- As a result of COVID-19, flexible work has become the norm rather than the exception in the legal profession.
- Flexible work has a range of advantages, but it can lead to a paradox where people may feel disconnected and isolated despite relentless connectivity.
- NewLaw may offer ways to remedy some of these issues, but the implementation may take time as the key solution relates to a change in culture within the organisation.

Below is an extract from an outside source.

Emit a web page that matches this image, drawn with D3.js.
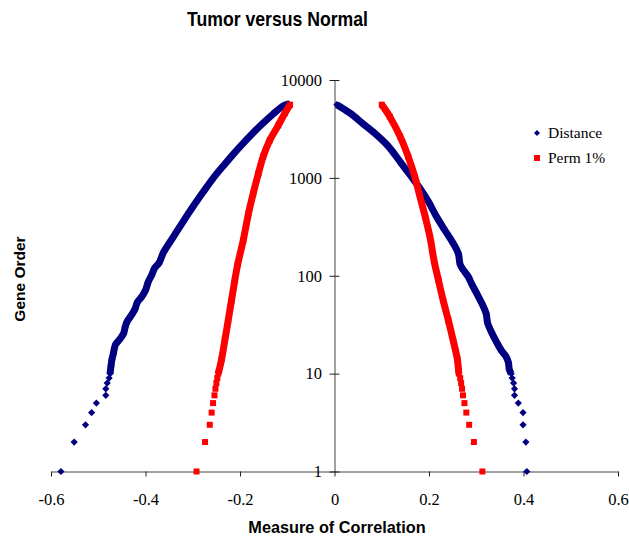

Flexible work arrangements have been one of the hallmarks of legal services providers, especially, pre COVID-19, for firms that are setting themselves apart from BigLaw or traditional legal providers (these firms may also be referred to as NewLaw). As the model of NewLaw integrates and normalises flexibility, flexible work is often leveraged by NewLaw firms to appeal to both lawyers and clients. From a lawyer’s perspective, the flexibility goes beyond working part-time to working in a flexible environment where lawyers have autonomy regarding when and where the work is completed. For instance, instead of waiting for requests from employees, Justitia, an innovated law firm, operated on a ‘presumptive model of flexible work’ which tailored every employee’s working arrangements from the very beginning. For Justitia, this translated to lower attrition rates, access to a wider pool of talents, better employee work-life balance and clients’ satisfaction for the relationships built with the firms’ lawyers (Douglas, Laura. ‘Case Study: How Justitia Embraced Flexibility and Reaped the Rewards’ (Jan, 2015) Australasian Law Management Journal).